Но, когда я покинул ванную и переоделся, ссора вспыхнула с новой силой. Мать наговорила мне столько обидных слов, что я не вытерпел и выбежал из дому. Сначала собирался только постоять на крыльце и успокоиться, подышав прохладой осеннего вечера. Но ворчание матери, приглушённо доносившееся до меня, отбило желание возвращаться в квартиру. Я сошёл по ступеням крыльца и направился в город. Мне стало вдруг так одиноко. Так нестерпимо захотелось почувствовать рядом с собой близкого человека, который бы любил и понимал меня таким, какой я есть. И я, в тайной надежде, что Аня наконец вернулась из затяжного отпуска, зашагал к ней.
На этот раз квартира не была пустой: мне открыла посвежевшая после моря, благоухающая цветочными ароматами Лариса Яковлевна – мать Ани. В глаза бросался бронзовый загар на открытых плечах, контрастирующий с белым атласом короткого приталенного халата. Она объявила, что Аня больше не вернётся, и с определённой долей торжественности вручила то самое злополучное прощальное письмо, добившее меня в этот вечер.

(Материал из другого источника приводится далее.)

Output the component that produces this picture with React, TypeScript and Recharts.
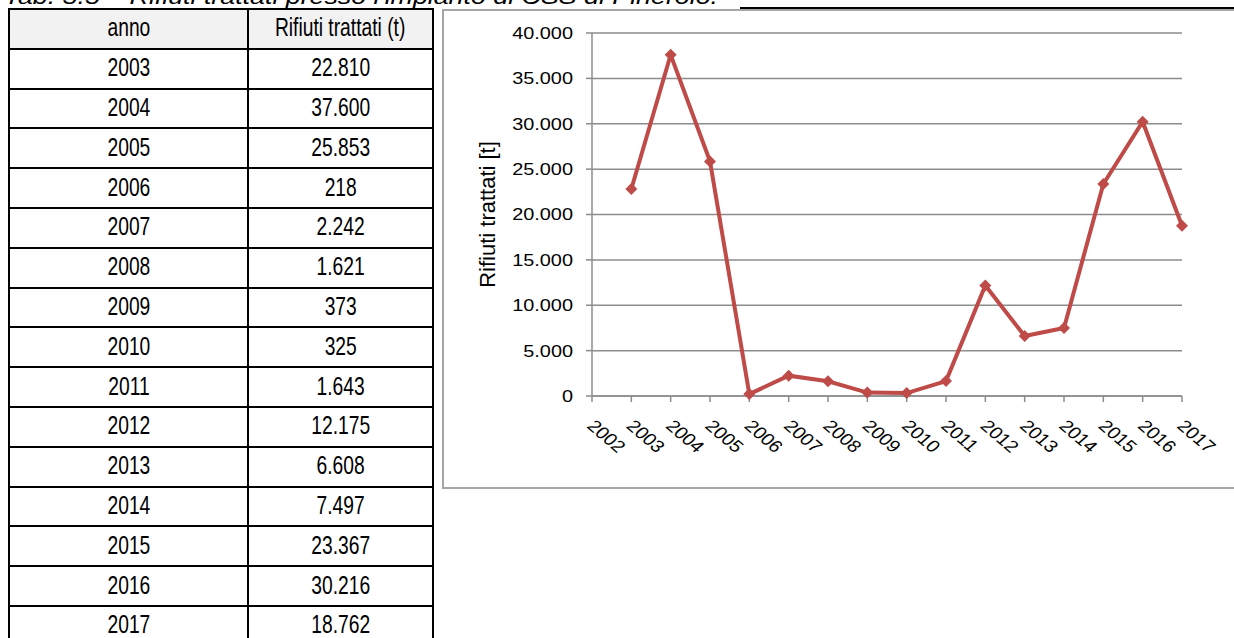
import { LineChart, Line, XAxis, YAxis, CartesianGrid, Label } from 'recharts';

const years = ['2002', '2003', '2004', '2005', '2006', '2007', '2008', '2009', '2010', '2011', '2012', '2013', '2014', '2015', '2016', '2017'];
const treated: (number | null)[] = [null, 22810, 37600, 25853, 218, 2242, 1621, 373, 325, 1643, 12175, 6608, 7497, 23367, 30216, 18762];
const yTicks = [0, 5000, 10000, 15000, 20000, 25000, 30000, 35000, 40000];

const data = years.map((year, i) => ({ year, value: treated[i] }));
const tableRows = data.filter((d) => d.value !== null);

const fmt = (v: number) => String(v).replace(/\B(?=(\d{3})+(?!\d))/g, '.');

const RED = '#BE4B48';
const GRAY = '#8c8c8c';
const FONT = '"Liberation Sans", Arial, sans-serif';

const XTick = (props: any) => {
    const { x, y, payload } = props;
    return (
        <text
            x={0}
            y={0}
            transform={`translate(${x - 6},${y + 23}) scale(1.17,1) rotate(45)`}
            textAnchor="start"
            fontSize={17}
            fontFamily={FONT}
            fill="#000"
        >
            {payload.value}
        </text>
    );
};

const YTick = (props: any) => {
    const { x, y, payload } = props;
    return (
        <text
            x={0}
            y={0}
            transform={`translate(${x},${y}) scale(1.17,1)`}
            textAnchor="end"
            dominantBaseline="central"
            fontSize={17}
            fontFamily={FONT}
            fill="#000"
        >
            {fmt(payload.value)}
        </text>
    );
};

const YLabel = (props: any) => {
    const { viewBox } = props;
    const cx = 44;
    const cy = viewBox.y + viewBox.height / 2;
    return (
        <text
            x={cx}
            y={cy}
            transform={`rotate(-90, ${cx}, ${cy})`}
            textAnchor="middle"
            dominantBaseline="central"
            fontSize={22}
            fontFamily={FONT}
            fill="#000"
        >
            Rifiuti trattati [t]
        </text>
    );
};

const Diamond = (props: any) => {
    const { cx, cy, index, value } = props;
    if (cx == null || cy == null || value == null) return <g key={index} />;
    const r = 6;
    return (
        <polygon
            key={index}
            points={`${cx},${cy - r} ${cx + r},${cy} ${cx},${cy + r} ${cx - r},${cy}`}
            fill={RED}
        />
    );
};

const cellText = (text: string) => (
    <span style={{ display: 'inline-block', transform: 'scaleX(0.74)', whiteSpace: 'nowrap', lineHeight: '26px' }}>{text}</span>
);

const cellStyle = {
    display: 'flex',
    alignItems: 'center',
    justifyContent: 'center',
    paddingBottom: 3,
    boxSizing: 'border-box' as const,
};

const Row = ({ a, b, header }: { a: string; b: string; header?: boolean }) => (
    <div
        style={{
            display: 'flex',
            height: 39.8,
            boxSizing: 'border-box',
            borderTop: '2px solid #000',
            background: header ? '#f2f2f2' : '#fff',
        }}
    >
        <div style={{ ...cellStyle, width: 239, borderRight: '2px solid #000' }}>{cellText(a)}</div>
        <div style={{ ...cellStyle, flex: 1 }}>{cellText(b)}</div>
    </div>
);

export default function App() {
    return (
        <div style={{ position: 'absolute', left: 0, top: 0, width: 1234, height: 638, overflow: 'hidden', background: '#fff' }}>
            <svg width={1234} height={20} style={{ position: 'absolute', left: 0, top: 0 }}>
                <text
                    x={4}
                    y={4}
                    fontSize={22}
                    fontStyle="italic"
                    fontFamily={FONT}
                    textLength={714}
                    lengthAdjust="spacingAndGlyphs"
                    fill="#000"
                >
                    Tab. 5.5 – Rifiuti trattati presso l'impianto di CSS di Pinerolo.
                </text>
            </svg>
            <div style={{ position: 'absolute', left: 740, top: 7, width: 494, height: 2, background: '#000' }} />

            <div
                style={{
                    position: 'absolute',
                    left: 8,
                    top: 8,
                    width: 426,
                    boxSizing: 'border-box',
                    borderLeft: '2px solid #000',
                    borderRight: '2px solid #000',
                    fontFamily: FONT,
                    fontSize: 26,
                    color: '#000',
                }}
            >
                <Row a="anno" b="Rifiuti trattati (t)" header />
                {tableRows.map((d) => (
                    <Row key={d.year} a={d.year} b={fmt(d.value as number)} />
                ))}
            </div>

            <div
                style={{
                    position: 'absolute',
                    left: 442,
                    top: 9,
                    width: 900,
                    height: 480,
                    boxSizing: 'border-box',
                    border: '2px solid #a6a6a6',
                }}
            />
            <div style={{ position: 'absolute', left: 443, top: 10 }}>
                <LineChart width={790} height={478} data={data} margin={{ top: 23, right: 51, bottom: 32, left: 0 }}>
                    <CartesianGrid vertical={false} stroke={GRAY} strokeWidth={1.5} />
                    <XAxis
                        dataKey="year"
                        interval={0}
                        height={60}
                        tickSize={6}
                        axisLine={{ stroke: GRAY, strokeWidth: 1.5 }}
                        tickLine={{ stroke: GRAY, strokeWidth: 1.5 }}
                        tick={<XTick />}
                    />
                    <YAxis
                        width={149}
                        domain={[0, 40000]}
                        ticks={yTicks}
                        interval={0}
                        tickSize={6}
                        tickMargin={13}
                        axisLine={{ stroke: GRAY, strokeWidth: 1.5 }}
                        tickLine={{ stroke: GRAY, strokeWidth: 1.5 }}
                        tick={<YTick />}
                    >
                        <Label content={<YLabel />} />
                    </YAxis>
                    <Line
                        type="linear"
                        dataKey="value"
                        stroke={RED}
                        strokeWidth={4}
                        dot={<Diamond />}
                        activeDot={false}
                        isAnimationActive={false}
                    />
                </LineChart>
            </div>
        </div>
    );
}
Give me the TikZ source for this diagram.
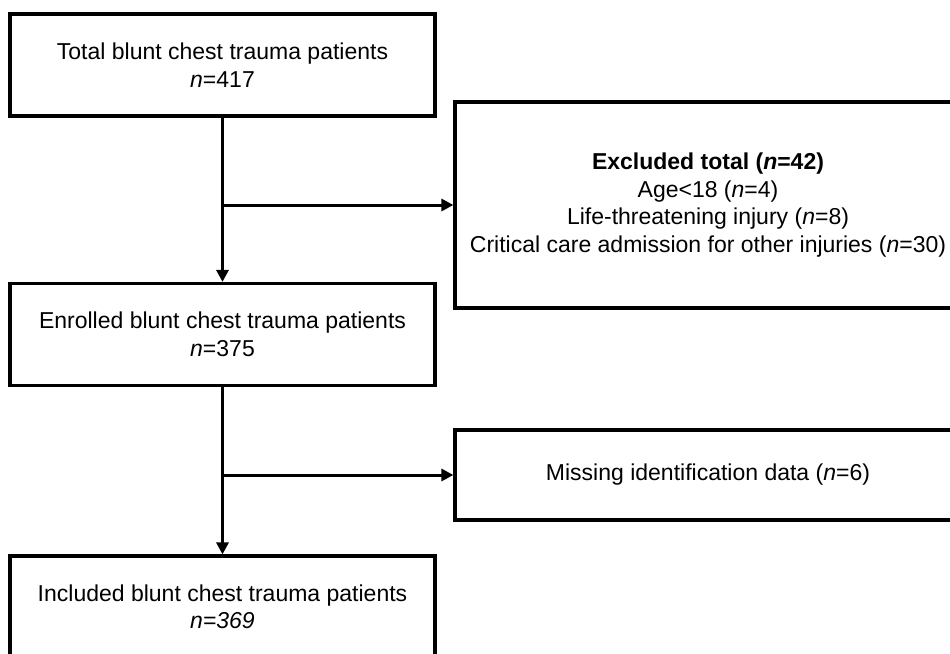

В сгущающейся темноте я долго и бесцельно блуждал по центральным улицам, пока незаметно не оказался под окнами своего дома. Мать не спала, ждала меня – на кухне горел свет. Наверное, она успокоилась и жалела о ссоре. Но идти домой всё равно не хотелось. Сначала я решил переночевать у Макса. На мой тихий стук никто не ответил. Его семья уже спала, и будить людей громкой трелью дверного звонка я не стал. И в квартире Филина зашторенные проёмы окон были недвусмысленно черны. Я побрёл к речке Шахтаум, перебрался через мостик на другой берег и быстрым решительным шагом направился… в зимовьё.

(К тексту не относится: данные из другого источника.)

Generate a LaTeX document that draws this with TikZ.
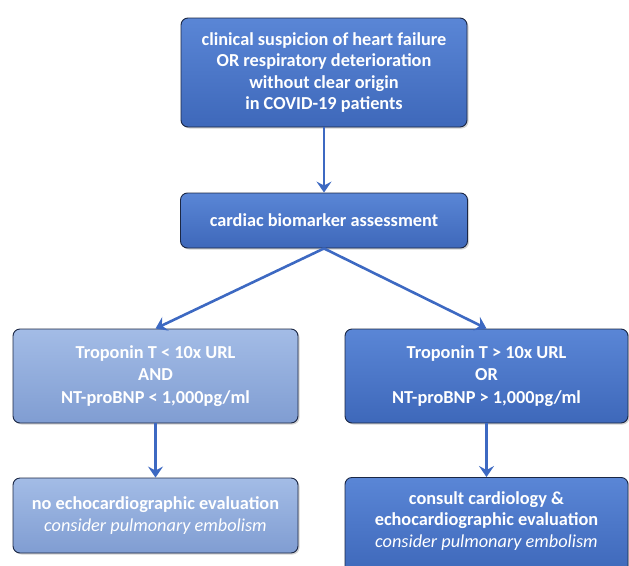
\documentclass[tikz,border=0pt]{standalone}
\usepackage{fontspec}
\setmainfont{Carlito}
\usetikzlibrary{arrows.meta,shadows}
\definecolor{dblue}{HTML}{4472C4}
\definecolor{dbluetop}{HTML}{5A86D6}
\definecolor{dbluebot}{HTML}{3E68BA}
\definecolor{lblue}{HTML}{8EAADC}
\definecolor{lbluetop}{HTML}{A3BCE6}
\definecolor{lbluebot}{HTML}{809DD2}
\definecolor{edgec}{HTML}{1B2744}
\definecolor{arrowc}{HTML}{3D69C2}
\tikzset{
  basebox/.style={rounded corners=7pt, draw=edgec, line width=0.9pt, align=center,
    text=white, inner sep=0pt,
    font=\bfseries\fontsize{18.3}{21.5}\selectfont,
    drop shadow={shadow xshift=1.5pt, shadow yshift=-1.5pt, opacity=0.35}},
  darkbox/.style={basebox, top color=dbluetop, bottom color=dbluebot},
  lightbox/.style={basebox, top color=lbluetop, bottom color=lbluebot},
  arr/.style={draw=arrowc, line width=2.6pt,
    -{Stealth[length=11pt, width=15pt, inset=4pt]}}
}
\begin{document}
\begin{tikzpicture}[x=1pt,y=-1pt]
\useasboundingbox (0,0) rectangle (629,565);
\clip (0,0) rectangle (629,565);
\node[darkbox, minimum width=286pt, minimum height=109pt] (top) at (324,72.5)
  {clinical suspicion of heart failure\\OR respiratory deterioration\\without clear origin\\in COVID-19 patients};
\node[darkbox, minimum width=287pt, minimum height=55pt] (bio) at (324,220.5)
  {cardiac biomarker assessment};
\node[lightbox, minimum width=285pt, minimum height=94pt] (low) at (155.5,376)
  {Troponin T < 10x URL\\[1pt]AND\\[1pt]NT-proBNP < 1,000pg/ml};
\node[darkbox, minimum width=283pt, minimum height=94pt] (high) at (486.5,376)
  {Troponin T > 10x URL\\[1pt]OR\\[1pt]NT-proBNP > 1,000pg/ml};
\node[lightbox, minimum width=285pt, minimum height=75pt] (noecho) at (155.5,515.5)
  {no echocardiographic evaluation\\\textit{\mdseries consider pulmonary embolism}};
\node[darkbox, minimum width=283pt, minimum height=96pt, anchor=north] (consult) at (486.5,477)
  {};
\node[align=center, text=white, font=\bfseries\fontsize{18.3}{21.5}\selectfont, inner sep=0pt] (consulttxt) at (486.5,521)
  {consult cardiology \&\\echocardiographic evaluation\\\textit{\mdseries consider pulmonary embolism}};
\draw[arr] (top.south) -- (bio.north);
\draw[arr] (bio.south) -- (low.north);
\draw[arr] (bio.south) -- (high.north);
\draw[arr] (low.south) -- (noecho.north);
\draw[arr] (high.south) -- (consult.north);
\end{tikzpicture}
\end{document}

В «мальвинах» [74] и нарядном свитере я чувствовал себя в тайге до нелепости чужим и ненужным, так же, как чувствовал бы себя человек, заявившийся в презентабельный городской ресторан в болотниках и энцефалитке, или как измазанный ржавчиной сантехник возле стерильного операционного стола. Ночь была чёрной и беззвёздной. Тревожный шум тайги предвещал непогоду. Обугленные пни древнего пожарища на Лебяжьем озере шевелились, устало вздыхали и кряхтели, перетаптываясь с ноги на ногу. Налетел шквальный порыв ветра, и рядом тяжело и шумно упало дерево. С неба прилетели первые крупные капли дождя и неприятно обожгли меня своим холодом. Выбравшись из топкой мари, я вприпрыжку побежал по твёрдой тропе, то и дело натыкаясь в темноте на острые сучки деревьев.
На берегу Гилюя произошла неожиданная встреча. Ещё издали я увидел огромный костёр из нескольких, придвинутых друг к другу сухих выворотней, выброшенных рекой. Костёр фейерверком выстреливал в небо снопы искр. В свете жёлтого пламени мельтешили людские тени, слышался хохот, женские и мужские крики и нескладное гитарное бренчание.
– О, ещё один турист! – удивлённо и радостно воскликнула девушка, увидев меня.